Affordable health insurance for most Americans set to become reality

Affordable health insurance for most Americans set to become reality

September 29th, 2013 in Opinion Times

Sen. Ted Cruz, R-Texas talks to reporters as he emerges from the Senate Chamber on Capitol Hill in Washington, in this Sept 25, 2013, file photo after his overnight crusade railing against the Affordable Care Act.

Photo by Associated Press /Times Free Press.

Tuesday morning, the Affordable Care Act becomes a new norm. A good new norm.

Sure, it will have some kinks, but nothing that can't be worked out by thinking members of the U.S. Congress on both sides of the aisle who really care about their country and their fellow man - not just about the sound of their voices.

With the new health insurance exchanges debuting this week, this Affordable Care Act is offering insurance and plan choices so everyone can be covered by insurance. No one will be shut out anymore.

Before tax credits, that work like upfront discounts for most who will enroll, the average premium cost for an individual will be about $328 a month nationally. In Tennessee, Georgia and Alabama, where 10-20 percent of residents are uninsured, it will be less: In Tennessee, $245; in Georgia, $317; in Alabama, $318, according to a report from the U.S. Department of Health and Human Services.

With those tax-credit subsidies for many people without employer provided insurance, the cost will be even lower. Likely those individual insurance premiums will be equal or lower than the cost born by workers with company insurance. For instance, at one Chattanooga company, individuals pay $165 a month on a $417 premium while the company pays the rest - $252.

Factoring in the subsidizing tax credits of Obamacare, a 27-year-old making $25,000 a year would see the premium for one of the most popular plan choices drop to $145 a month in nearly every state, including those in this region.

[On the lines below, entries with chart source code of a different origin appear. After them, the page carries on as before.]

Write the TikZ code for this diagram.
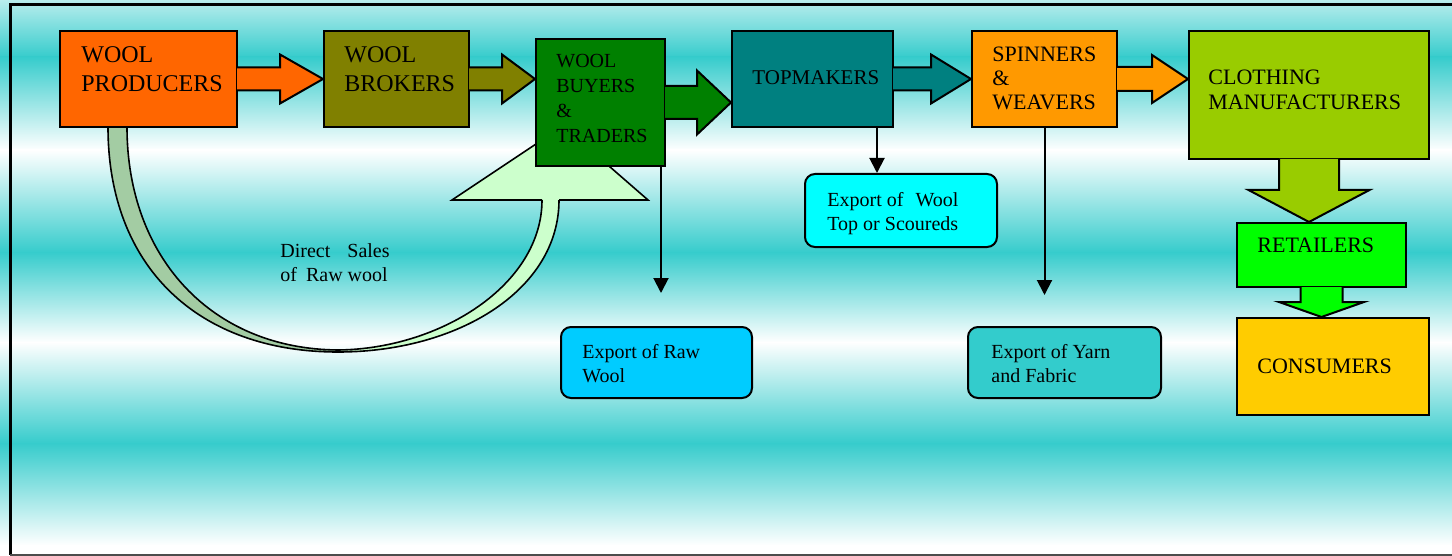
\documentclass[tikz,border=0pt]{standalone}
\usepackage{fontspec}
\setmainfont{Liberation Serif}
\usetikzlibrary{arrows.meta,calc}

\definecolor{bgteal}{HTML}{36CCCC}
\definecolor{prodorange}{HTML}{FF6600}
\definecolor{brokolive}{HTML}{808000}
\definecolor{buygreen}{HTML}{008000}
\definecolor{topteal}{HTML}{008080}
\definecolor{spinorange}{HTML}{FF9900}
\definecolor{clothgreen}{HTML}{99CC00}
\definecolor{retgreen}{HTML}{00FF00}
\definecolor{consyellow}{HTML}{FFCC00}
\definecolor{rawblue}{HTML}{00CCFF}
\definecolor{topcyan}{HTML}{00FFFF}
\definecolor{yarnteal}{HTML}{33CCCC}
\definecolor{sagelight}{HTML}{CCFFCC}
\definecolor{sagedark}{HTML}{A3CCA3}

% block arrow to the right: from, to, shaft half, head half, head length, colour
\newcommand{\blockright}[6]{%
  \path[blockarrow,fill=#6]
    ($(#1.east)+(-1,#3)$) -- ($(#2.west |- #1.east)+(-#5,#3)$)
    -- ($(#2.west |- #1.east)+(-#5,#4)$) -- (#2.west |- #1.east)
    -- ($(#2.west |- #1.east)+(-#5,-#4)$) -- ($(#2.west |- #1.east)+(-#5,-#3)$)
    -- ($(#1.east)+(-1,-#3)$);}
% block arrow downwards, same arguments
\newcommand{\blockdown}[6]{%
  \path[blockarrow,fill=#6]
    ($(#1.south)+(-#3,1)$) -- ($(#2.north -| #1.south)+(-#3,#5)$)
    -- ($(#2.north -| #1.south)+(-#4,#5)$) -- (#2.north -| #1.south)
    -- ($(#2.north -| #1.south)+(#4,#5)$) -- ($(#2.north -| #1.south)+(#3,#5)$)
    -- ($(#1.south)+(#3,1)$);}

\begin{document}
\begin{tikzpicture}[x=0.5pt,y=0.5pt,>={Triangle[length=7.5pt,width=7.5pt]},
    stage/.style={draw,line width=1pt,inner sep=0pt},
    export/.style={stage,rounded corners=5pt},
    boxtext/.style={anchor=north west,inner sep=0pt,align=left},
    blockarrow/.style={draw,line width=1pt,line join=miter},
    exparrow/.style={->,line width=1pt},
    curveband/.style={draw,line width=0.8pt}]

  \useasboundingbox (0,0) rectangle (1452,-556);

  % striped background
  \shade[top color=bgteal!35!white,bottom color=bgteal] (0,0) rectangle (1452,-57.5);
  \shade[top color=bgteal,bottom color=white] (0,-57) rectangle (1452,-150.5);
  \shade[top color=white,bottom color=bgteal] (0,-150) rectangle (1452,-252.5);
  \shade[top color=bgteal,bottom color=white] (0,-252) rectangle (1452,-342.5);
  \shade[top color=white,bottom color=bgteal] (0,-342) rectangle (1452,-443.5);
  \shade[top color=bgteal,bottom color=white] (0,-443) rectangle (1452,-545.5);
  \fill[white] (0,-545) rectangle (1452,-556);
  \draw[line width=1.5pt] (1452,-5) -- (10,-5) -- (10,-555);
  \draw[line width=1pt,black!70] (10,-555) -- (1452,-555);

  % direct sales curve
  \path[curveband,fill=sagedark] (108,-127) .. controls (108,-267) and (198,-352) .. (338,-352)
    -- (338,-350) .. controls (211,-349) and (127,-257) .. (127,-127) -- cycle;
  \path[curveband,fill=sagelight] (542,-200) .. controls (542,-285) and (440,-349) .. (338,-350)
    -- (338,-352) .. controls (458,-352) and (559,-290) .. (559,-200);
  \path[curveband,fill=sagelight] (542,-200) -- (452,-200) -- (563,-126) -- (648,-200) -- (559,-200);

  \node[stage,fill=prodorange,minimum width=88.5pt,minimum height=48pt] (prod) at (148.5,-79) {};
  \node[stage,fill=brokolive,minimum width=72.5pt,minimum height=48pt] (brok) at (396.5,-79) {};
  \node[stage,fill=buygreen,minimum width=64.5pt,minimum height=63.5pt] (buy) at (600.5,-102.5) {};
  \node[stage,fill=topteal,minimum width=80.5pt,minimum height=48pt] (topm) at (812.5,-79) {};
  \node[stage,fill=spinorange,minimum width=72.5pt,minimum height=48pt] (spin) at (1044.5,-79) {};
  \node[stage,fill=clothgreen,minimum width=120pt,minimum height=64pt] (cloth) at (1309,-95) {};
  \node[stage,fill=retgreen,minimum width=84.5pt,minimum height=32pt] (ret) at (1321.5,-255) {};
  \node[stage,fill=consyellow,minimum width=96pt,minimum height=48.5pt] (cons) at (1333,-366.5) {};
  \node[export,fill=rawblue,minimum width=95.5pt,minimum height=35.5pt] (exraw) at (656.5,-362.5) {};
  \node[export,fill=topcyan,minimum width=96pt,minimum height=36.5pt] (extop) at (901,-210.5) {};
  \node[export,fill=yarnteal,minimum width=96.5pt,minimum height=35.5pt] (exyarn) at (1064.5,-362.5) {};

  \blockright{prod}{brok}{11.5}{24.5}{43}{prodorange}
  \blockright{brok}{buy}{11.5}{24.5}{33}{brokolive}
  \blockright{buy}{topm}{16.5}{32}{34}{buygreen}
  \blockright{topm}{spin}{11.5}{24.5}{40}{topteal}
  \blockright{spin}{cloth}{12}{24}{36}{spinorange}
  \blockdown{cloth}{ret}{30}{60.5}{32}{clothgreen}
  \blockdown{ret}{cons}{21}{42.5}{15}{retgreen}

  \coordinate (rawtip) at ($(exraw.north)+(4.5,33)$);
  \coordinate (topdrop) at ([xshift=32.25pt]topm.south);
  \coordinate (yarntip) at ($(spin.south)+(0,-167)$);
  \draw[exparrow] (buy.south -| rawtip) -- (rawtip);
  \draw[exparrow] (topdrop) -- (topdrop |- extop.north);
  \draw[exparrow] (spin.south) -- (yarntip);

  \node[boxtext,font=\fontsize{12}{14.5}\selectfont] (prod-t) at ($(prod.north west)+(22,-16)$) {WOOL\\PRODUCERS};
  \node[boxtext,font=\fontsize{12}{14.5}\selectfont] (brok-t) at ($(brok.north west)+(21,-16)$) {WOOL\\BROKERS};
  \node[boxtext,font=\fontsize{10}{12.5}\selectfont] (buy-t) at ($(buy.north west)+(21,-15.5)$) {WOOL\\BUYERS\\\&\\TRADERS};
  \node[boxtext,font=\fontsize{10.5}{12.5}\selectfont] (topm-t) at ($(topm.north west)+(21,-39.8)$) {TOPMAKERS};
  \node[boxtext,font=\fontsize{11}{12}\selectfont] (spin-t) at ($(spin.north west)+(21,-16.1)$) {SPINNERS\\\&\\WEAVERS};
  \node[boxtext,font=\fontsize{11}{12.5}\selectfont] (cloth-t) at ($(cloth.north west)+(20,-39.1)$) {CLOTHING\\MANUFACTURERS};
  \node[boxtext,font=\fontsize{11}{12.5}\selectfont] (ret-t) at ($(ret.north west)+(21,-15.1)$) {RETAILERS};
  \node[boxtext,font=\fontsize{11}{12.5}\selectfont] (cons-t) at ($(cons.north west)+(21,-41.1)$) {CONSUMERS};
  \node[boxtext,font=\fontsize{10}{12}\selectfont] (extop-t) at ($(extop.north west)+(23,-19.3)$) {Export of\hspace{6pt}Wool\\Top or Scoureds};
  \node[boxtext,font=\fontsize{10}{12}\selectfont] (exraw-t) at ($(exraw.north west)+(22,-18.3)$) {Export of Raw\\Wool};
  \node[boxtext,font=\fontsize{10}{12}\selectfont] (exyarn-t) at ($(exyarn.north west)+(24,-18.3)$) {Export of Yarn\\and Fabric};
  \node[boxtext,font=\fontsize{10}{12}\selectfont] (direct-t) at (280,-243.3) {Direct\hspace{8.5pt}Sales\\of\hspace{4.5pt}Raw wool};
\end{tikzpicture}
\end{document}
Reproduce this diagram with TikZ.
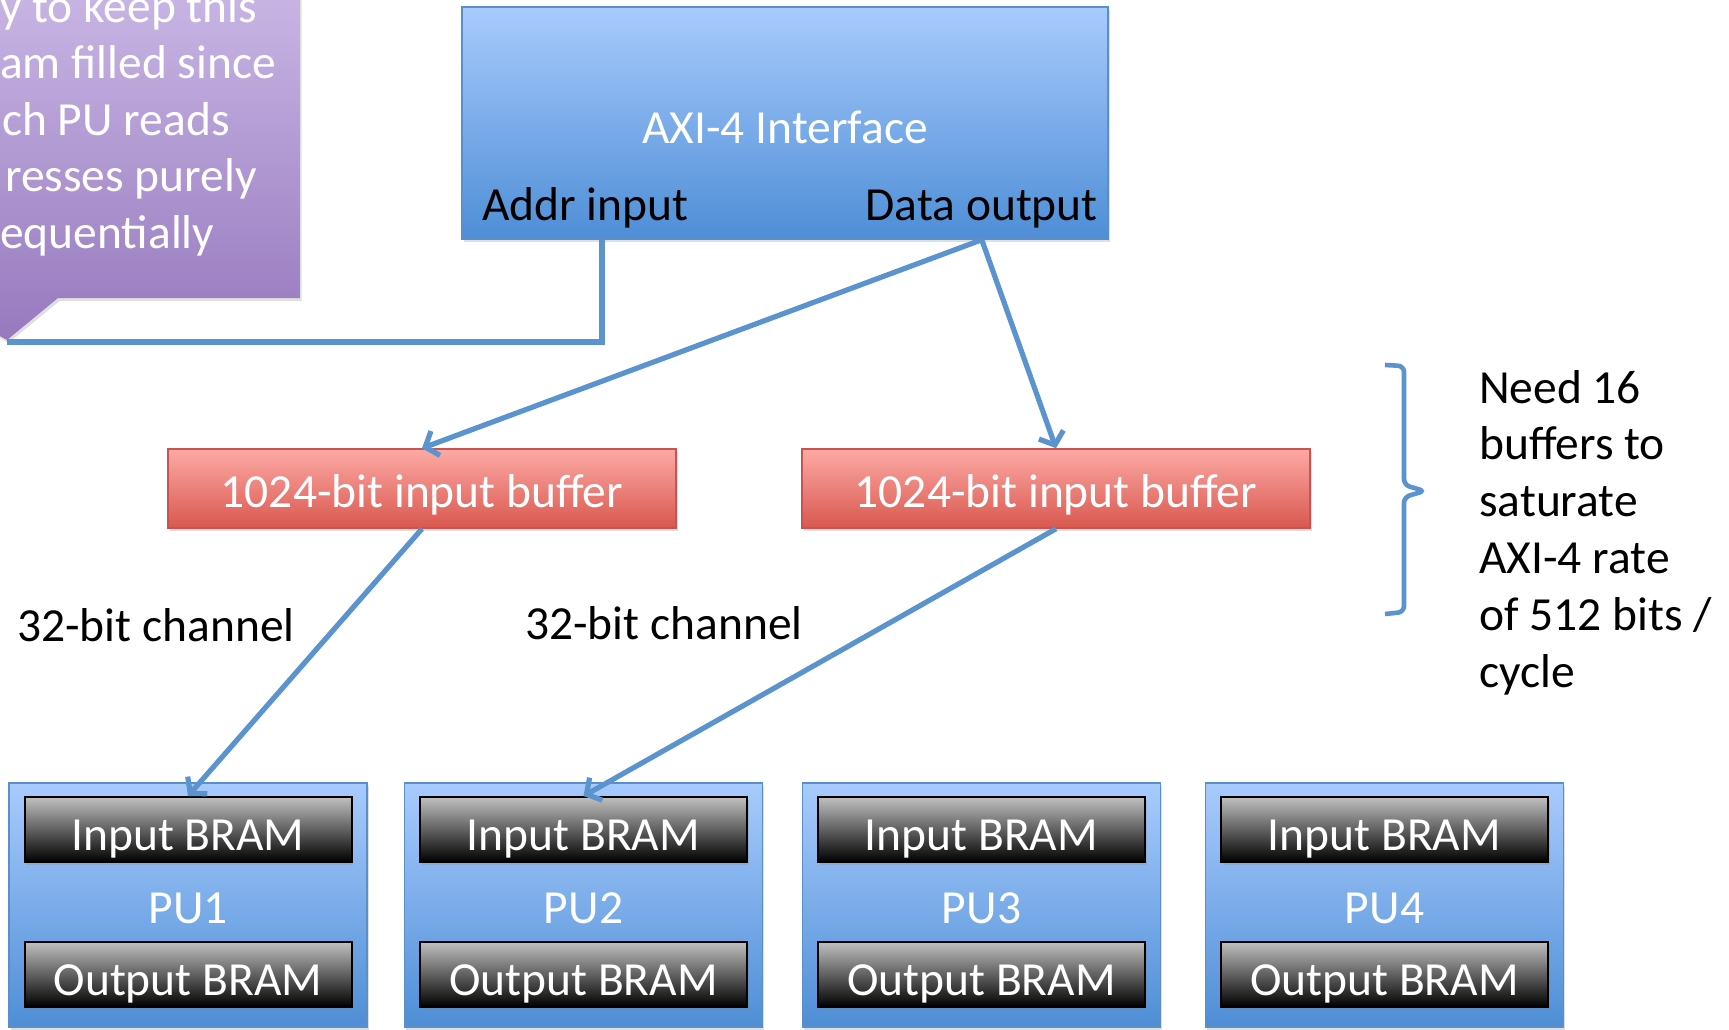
\documentclass[tikz,border=0pt]{standalone}
\usepackage{fontspec}
\setmainfont{Carlito}
\usetikzlibrary{arrows.meta,shadows,calc}
\definecolor{wireblue}{HTML}{5B93CE}
\definecolor{axitop}{HTML}{A8CBFD}
\definecolor{axibot}{HTML}{4E8ED6}
\definecolor{axiline}{HTML}{5A8FCB}
\definecolor{buftop}{HTML}{FDA9A5}
\definecolor{bufbot}{HTML}{D9584F}
\definecolor{bufline}{HTML}{C75450}
\definecolor{bramtop}{HTML}{C0C0C0}
\definecolor{calltop}{HTML}{CBB9E6}
\definecolor{callbot}{HTML}{9779BE}

\begin{document}
\begin{tikzpicture}[x=1pt,y=-1pt]
\tikzstyle{every node} = [font=\fontsize{47.5}{57}\selectfont, inner sep=0pt]
\tikzstyle{wire} = [draw=wireblue, line width=5.2pt]
\tikzstyle{arr} = [wire, -{Straight Barb[length=11pt,width=26pt]}]
\tikzstyle{shadowed} = [drop shadow={shadow xshift=1.5pt, shadow yshift=-3pt, opacity=0.25}]
\tikzstyle{axibox} = [rectangle, draw=axiline, line width=1.5pt, top color=axitop, bottom color=axibot, shadowed, minimum width=646pt, minimum height=232pt]
\tikzstyle{pubox} = [axibox, minimum width=358pt, minimum height=244pt]
\tikzstyle{bufbox} = [rectangle, draw=bufline, line width=1.5pt, top color=buftop, bottom color=bufbot, shadowed, text=white, minimum width=508pt, minimum height=79pt, text height=37pt, text depth=0pt]
\tikzstyle{bram} = [rectangle, draw=black, line width=2pt, top color=bramtop, bottom color=black, shadowed, text=white, minimum width=327pt, minimum height=65pt, text height=41pt, text depth=0pt]
\tikzstyle{callout} = [top color=calltop, bottom color=callbot, shadowed]

\useasboundingbox (0,0) rectangle (1729,1029);
\clip (0,0) rectangle (1729,1029);

\path[callout] (-20,-30) -- (300,-30) -- (300,298) -- (58,298) -- (7,340) -- (-20,325) -- cycle;
\foreach \x/\t [count=\k] in {0/y to keep this, 0/am filled since, 2/ch PU reads, 5/resses purely, 0/equentially}
  \node[text=white, anchor=base west] (note\k) at (\x, 22+56.5*\k-56.5) {\t};
\coordinate (tip) at (7,342);

\node[axibox] (axi) at (785,123) {};
\node[text=white, anchor=base] (axilbl) at (785,143) {AXI-4 Interface};
\node[anchor=base west] (addr) at (482,220) {Addr input};
\node[anchor=base east] (dout) at (1098,220) {Data output};

\node[bufbox] (buf1) at (422,488.5) {1024-bit input buffer};
\node[bufbox] (buf2) at (1056,488.5) {1024-bit input buffer};

\node[anchor=base west] (ch1) at (17,641) {32-bit channel};
\node[anchor=base west] (ch2) at (525,639) {32-bit channel};

\foreach \i/\x in {1/188,2/583.5,3/981.5,4/1384.5} {
  \node[pubox] (pu\i) at (\x,905) {};
  \node[bram] (ib\i) at (\x,829.5) {Input BRAM};
  \node[text=white, anchor=base] (pl\i) at (\x,923) {PU\i};
  \node[bram] (ob\i) at (\x,974.5) {Output BRAM};
}

\coordinate (addrx) at (602,0);
\coordinate (dpin) at (axi.south -| dout);
\draw[wire] (axi.south -| addrx) |- (tip);
\draw[arr] (dpin) -- (buf1.north);
\draw[arr] (dpin) -- (buf2.north);
\draw[arr] (buf1.south) -- (ib1.north);
\draw[arr] (buf2.south) -- (ib2.north);

\draw[wire, line width=4.6pt, rounded corners=6pt] (1385,365) -- (1404,366) -- (1404,485) -- (1425,491) -- (1404,497) -- (1404,612) -- (1385,614);
\foreach \t [count=\k] in {Need 16, buffers to, saturate, AXI-4 rate, of 512 bits /, cycle}
  \node[anchor=base west] (need\k) at (1479, 403+56.8*\k-56.8) {\t};
\end{tikzpicture}
\end{document}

What about families? A family of four with earnings of $50,000 could get a monthly premium for a plan with modest co-payments for $282. But if the family used its tax credit to buy the cheapest plan, one with higher co-payments, the premiums would be $112 in Alabama, $132 in Georgia, and $128 in Tennessee, according to the government's state-by-state chart.

The Republican naysayers have thrown every possible obstruction in front of this program, apparently because they so fear its success with the American people.

Frankly, some of the scam websites seeking donations to help stop "Obamacare" should be criminally investigated. Again, the Affordable Care Act is the law. Naysayers claim choice is gone? Not true. As with most private insurance, you have different tiers of coverage to choose from. Buyers can cost share with deductibles and co-payments, or they can choose a more costly and comprehensive plan.

Obamacare already has provided thousands with insurance simply by raising the age for young adults who may stay on their parents' insurance plans to 26. It also means insurers can no longer turn down a customer for preexisting health conditions or drop them if they get sick. And it requires insurers to spend 80 percent of premiums for actual health care, not insurance corporate bonuses.

Still, Republicans want to tie funding the Affordable Care Act to the budget: Defund-Obamacare-or-shut-down government goes the mindless chant of sillybuster Sen. Ted Cruz, R-Texas.

During his speechifying last week Cruz recited the story of "Green Eggs and Ham," a Dr. Seuss book about people who don't want to try something new, then upon trying it they find they do like it. Here's a slight rewrite - just for the senator.

"So, I will eat them in a box. And I will eat them with a fox. And I will eat them in a house. And I will eat them with a mouse. And I will eat them here and there. Say! I will eat them ANYWHERE! I do so like green eggs and ham!

"Thank you! Thank you, Uncle- Sam-I-am."